I know the things I’m prone to write about and most of it is of a spiritual nature. So that’s the first warning. If words like God, Jesus, Spirit, Religion, Bible, Faith, or Prayer are offensive to you, don’t bother reading this blog. You’ve been alerted to the content. Would you rent a porno movie just so you can criticize it saying “this is disgusting, I can’t see how anyone can watch this!” No, you’d simply refuse to view it. Now, you may walk past an advertisement for it and can’t help but notice the cover, but the option remains yours to watch it or not. The same applies here. I can’t control if someone shares the link and it shows up in your newsfeed, but it’s a link that you do not have to open. And the title reminds you that you can indeed go away, because I’m naked. For those who’ve enjoyed my writing over the years, I’m thankful and hope you find more to relish, but please know that I’m writing out of the need to write and organize my thoughts, I’m not writing to you. I’m not trying to persuade you to believe the things I hold dear, but you’re welcome to see who I am. Be warned that you may be offended because there are no boundaries here but my own. If anyone needs further warning, I’m more than happy to provide this disclaimer.

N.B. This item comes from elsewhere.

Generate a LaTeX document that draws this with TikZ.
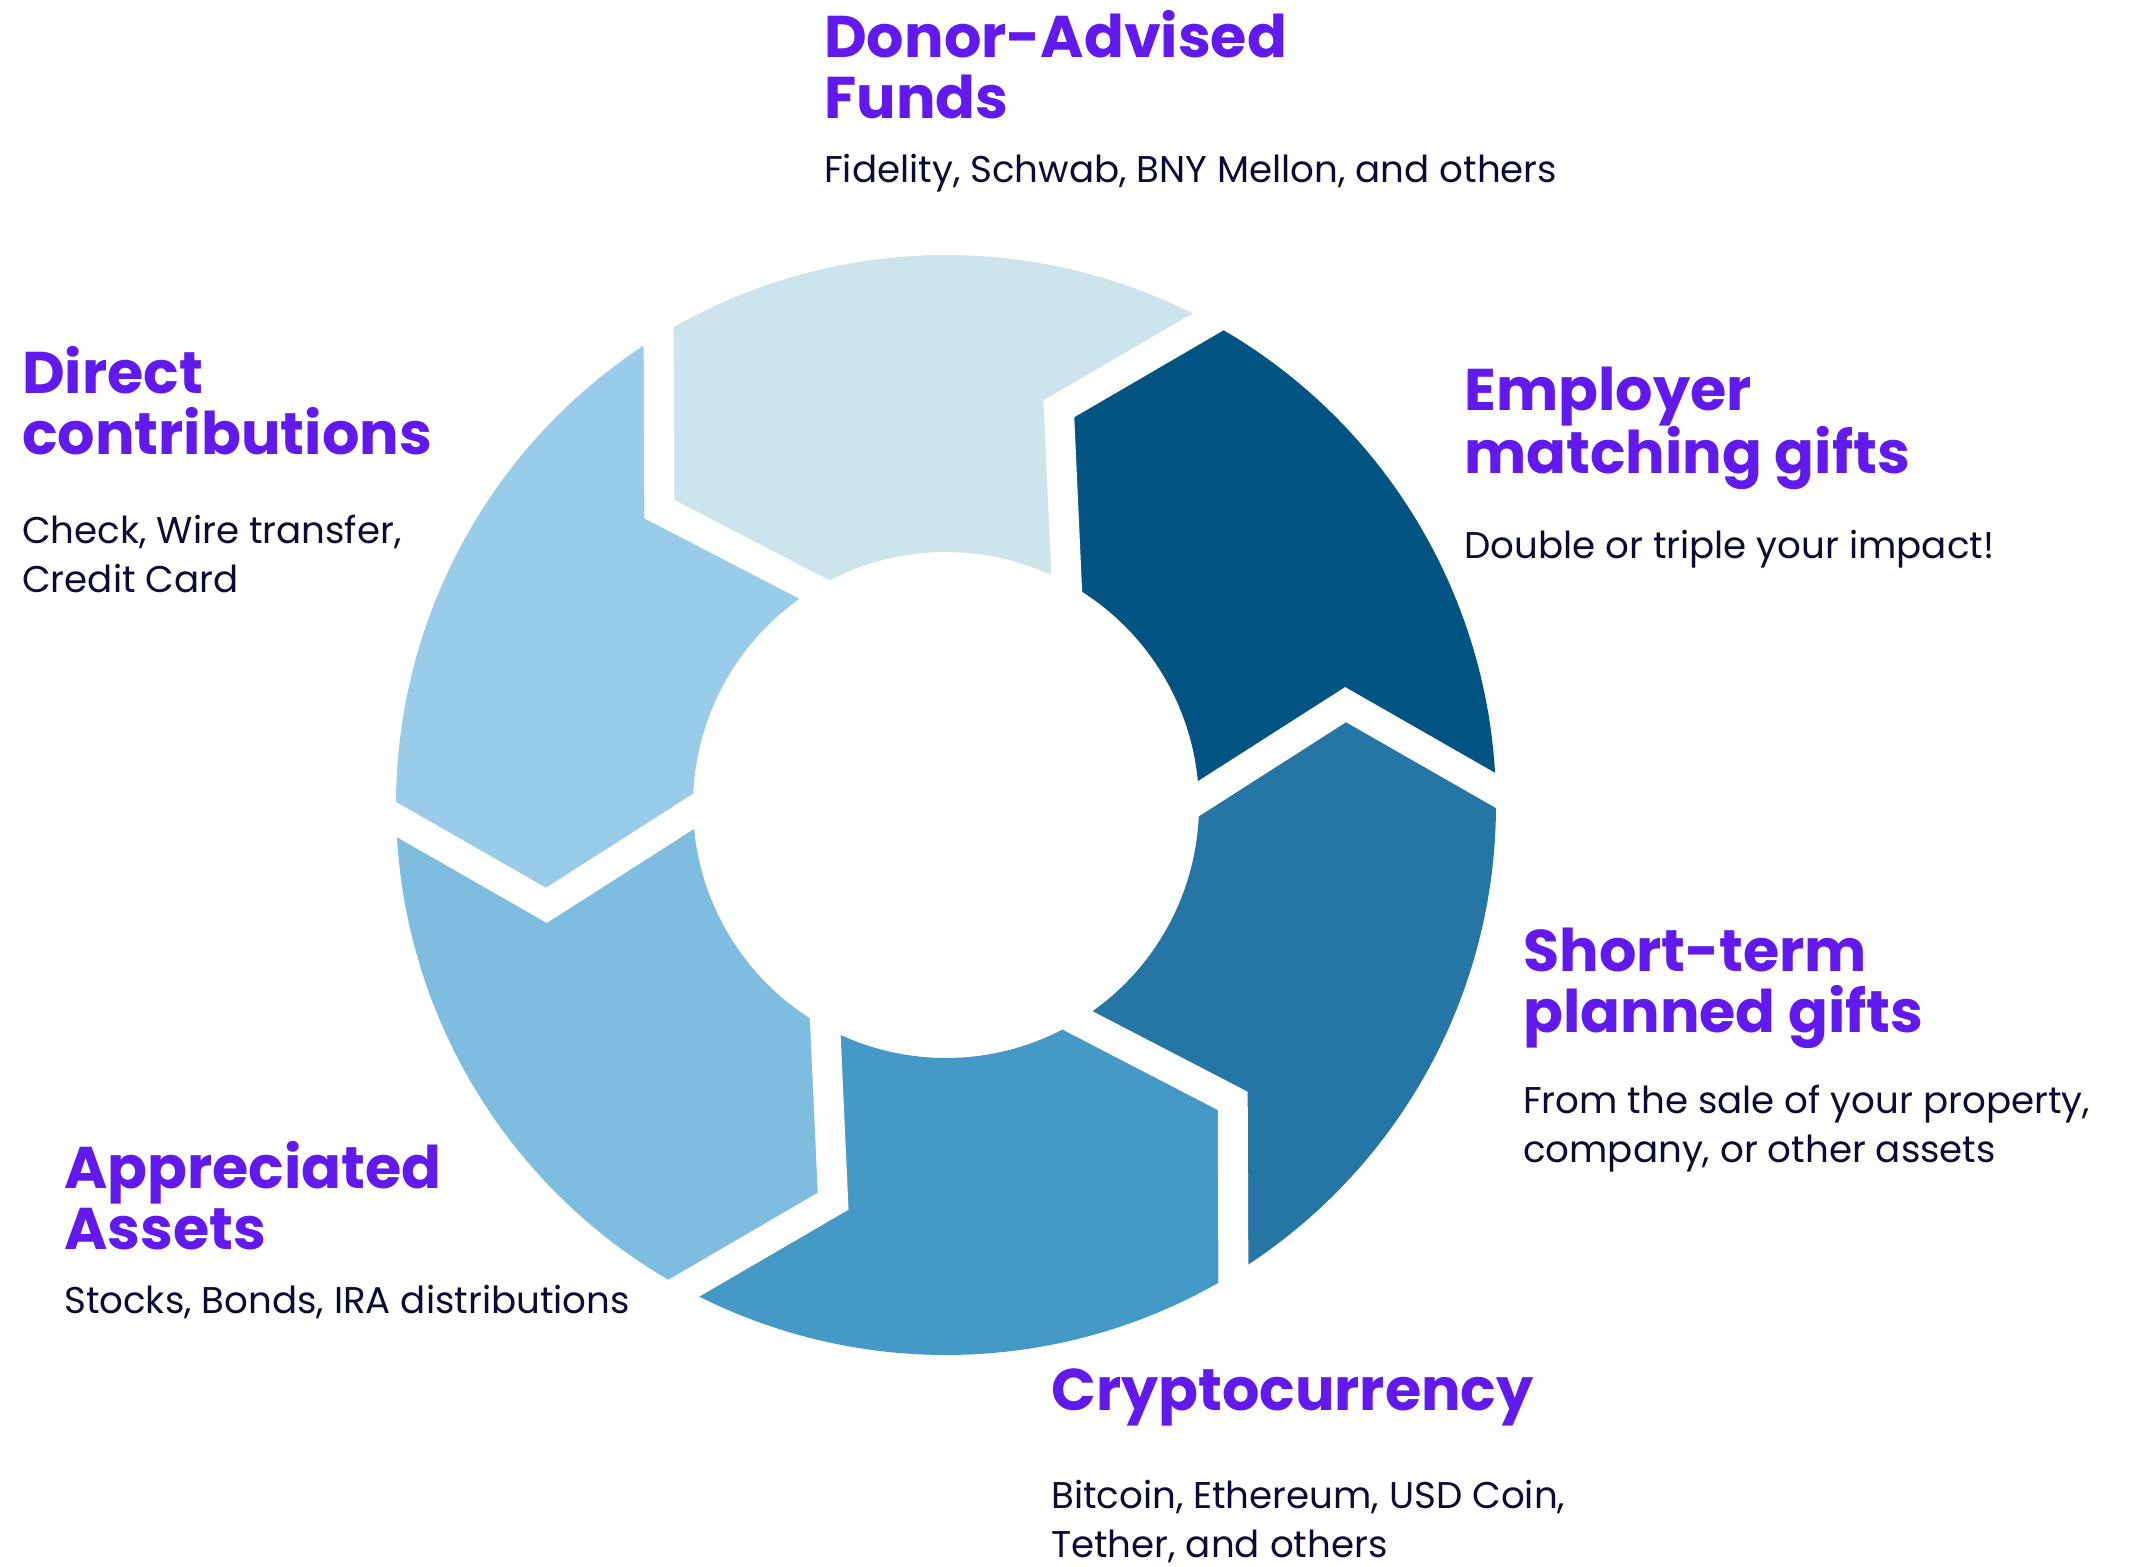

  • I will declare my love for Jesus Christ, if that offends you…GO AWAY, I’M NAKED!
  • I will declare my love for Bible reading and what I get out of it, if that offends you…GO AWAY, I’M NAKED!
  • I will write about my prayer life, if that offends you…GO AWAY, I’M NAKED!
  • I will share actual journal entries and prayers, if that offends you…GO AWAY, I’M NAKED!
  • I will write about my fulfilled view and even use the “P” word, if that offends you… GO AWAY, I’M NAKED!
  • I will write about my past in the Watchtower Society, if that offends you…GO AWAY, I’M NAKED!
  • I will write about experiences in the counter cult ministry, if that offends you…GO AWAY, I’M NAKED!
  • I will share my humor in various forms, if that offends you…GO AWAY, I’M NAKED!
  • I will share my love for kayaking and camping, if that offends you…GO AWAY, I’M NAKED!
  • I will share my love for skinny dipping, I KNOW that will offend you…GO AWAY, I’M NAKED!
  • I will share entries from other venues in which I’ve written, if that offends you…GO AWAY, I’M NAKED!
  • I may end up writing about my dog, my family, the unique house my husband built, if that offends you…GO AWAY, I’M NAKED!
  • I may end up posting pictures of my artwork or creative ideas that float around, if that offends you…GO AWAY, I’M NAKED!
  • I may end up being me, and of course that attracts as many as it offends. But that is the call of each of us. You be you, I’ll be me.

Knowing that because this blog is mine and mine alone I am not dishonoring anyone else by pushing the limitations set for their own blog. This baby’s mine and it comes with a warning: IF Ya Don’t Wanna See It…GO AWAY, I’M NAKED!

I am thankful for the people that have allowed me to unveil my thoughts on their blogs and am indebted to the readers who’ve encouraged me to continue writing because they like what they see. Some have told me that I put into words the thoughts of their heart. I consider that a gift from our Creator, how dare I keep it hidden for the sake of a few critics? Every gift is meant to be shared and I am blessed when others share their gifts with me. I trust a few will subscribe and be blessed. It is, after all, intended to be shared. However, if I succeed in offending enough people, then this blog will have served it’s grander purpose of not needing to be read by anyone but an audience of One, for God is the only one who isn’t offended when we dare to share who we are becoming. For all are naked before Him (Hebrews 4:13).